Behind them, Ana muttered to another volunteer, “If they don’t kiss soon, I’m going to push them into the waterfall myself.”

Campfire – Evening
Volunteers circled a small fire in the heart of the compound. Music drifted from a handmade guitar. Tico and Maya ran between hammocks, barefoot and glowing with ash and laughter. Theo sat beside Freja on a makeshift bench made from a broken canoe.
“So,” she asked, watching the fire. “Why’re you really here?”
He paused, looking at the orange light flickering across her cheekbones.
“I used to fight with fists,” he said. “Now I fight with seeds.”
“Someone break you out of a cage?”
“Kind of. Her name was Dahlia. She made the world bloom with a whisper. Made me want to listen again.”
Freja tilted her head. “You talk like a poet.”
“You punch like a rhino,” he teased.
She grinned. “Balance, then.”

The Storm
Rain hammered the canopy. A scout had gone missing — a boy named Nico who hadn’t returned from trail clearing.
Theo and Freja moved quickly through the slick underbrush, machetes in hand. Thunder cracked above them. Insects buzzed in chaotic chorus.
“You scared of storms?” she asked, breath short.
“No. But I used to be scared of silence.”
She didn’t press him.
They found Nico beneath a fallen log, trapped and shivering. Theo bent low and whispered softly to the earth. Roots loosened. Freja wrapped the boy in her coat.
“You’re safe,” she said. “We’ve got you.”

Back at the Help Center
As Ana tended to Nico, Freja stood by the doorway, soaked, watching Theo ring water from his hair.
“You’re not what I expected,” she said.
“What did you expect?”
“Someone softer.
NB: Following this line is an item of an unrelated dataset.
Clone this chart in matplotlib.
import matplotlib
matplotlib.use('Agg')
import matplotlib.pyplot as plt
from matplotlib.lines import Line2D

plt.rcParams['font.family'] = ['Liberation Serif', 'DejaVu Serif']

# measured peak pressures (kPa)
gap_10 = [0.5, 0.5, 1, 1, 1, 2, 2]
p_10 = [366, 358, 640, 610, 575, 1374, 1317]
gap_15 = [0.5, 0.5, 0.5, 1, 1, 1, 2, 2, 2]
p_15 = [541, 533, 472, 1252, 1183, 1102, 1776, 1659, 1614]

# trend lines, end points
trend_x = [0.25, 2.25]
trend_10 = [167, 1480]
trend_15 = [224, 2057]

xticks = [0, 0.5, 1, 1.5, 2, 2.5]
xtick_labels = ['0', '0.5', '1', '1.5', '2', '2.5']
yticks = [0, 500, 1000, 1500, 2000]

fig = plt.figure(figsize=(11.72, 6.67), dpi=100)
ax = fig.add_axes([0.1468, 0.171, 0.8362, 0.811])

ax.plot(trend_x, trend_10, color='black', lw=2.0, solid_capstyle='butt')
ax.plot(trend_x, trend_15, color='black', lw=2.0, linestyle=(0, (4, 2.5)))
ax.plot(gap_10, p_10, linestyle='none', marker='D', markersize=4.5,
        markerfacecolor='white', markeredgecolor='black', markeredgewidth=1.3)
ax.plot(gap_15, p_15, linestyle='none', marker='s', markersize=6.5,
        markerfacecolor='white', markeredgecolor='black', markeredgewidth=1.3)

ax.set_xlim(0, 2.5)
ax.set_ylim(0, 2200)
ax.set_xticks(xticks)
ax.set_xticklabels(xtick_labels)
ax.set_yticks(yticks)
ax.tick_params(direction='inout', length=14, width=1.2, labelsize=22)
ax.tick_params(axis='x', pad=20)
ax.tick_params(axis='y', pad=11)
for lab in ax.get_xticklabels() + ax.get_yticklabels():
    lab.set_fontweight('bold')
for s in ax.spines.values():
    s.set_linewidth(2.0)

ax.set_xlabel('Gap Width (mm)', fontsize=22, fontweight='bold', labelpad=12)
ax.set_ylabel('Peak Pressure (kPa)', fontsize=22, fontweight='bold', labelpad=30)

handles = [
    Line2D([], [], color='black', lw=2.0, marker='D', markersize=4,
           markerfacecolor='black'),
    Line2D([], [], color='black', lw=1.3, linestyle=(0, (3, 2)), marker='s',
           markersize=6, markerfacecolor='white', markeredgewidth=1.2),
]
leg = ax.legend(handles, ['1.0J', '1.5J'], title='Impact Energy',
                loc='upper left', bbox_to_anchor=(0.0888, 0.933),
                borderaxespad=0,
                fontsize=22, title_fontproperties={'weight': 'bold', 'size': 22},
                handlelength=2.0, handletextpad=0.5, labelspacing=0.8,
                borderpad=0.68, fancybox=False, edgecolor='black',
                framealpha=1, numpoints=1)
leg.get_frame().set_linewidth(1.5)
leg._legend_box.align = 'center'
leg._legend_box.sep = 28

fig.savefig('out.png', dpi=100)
Kinder. Gentler.”
“I am those things,” he replied. “But I’ve also seen too much not to fight for beauty where I can.”
She stepped closer, brushing a leaf from his shoulder.
“You plant peace like it’s a weapon.”
He held her gaze. “Maybe because it is.”
And then — finally — their lips met. Fierce. Gentle. True.

That Night – Writing Home
Theo sat at the small wooden desk in his tent. Fireflies blinked along the roof, dancing in lazy spirals.
He dipped his pen and wrote:
Dahlia, Markus —
The petals are thriving. We’ve grown a second bloom field with the help of ypur bracelet, and the people here are starting to believe in the impossible.
I’ve also met someone — Freja. She’s like sunlight filtered through smoke. Sharp and luminous and full of stories.
We saved a boy today. It reminded me of you.
I’ll write again soon. Keep planting.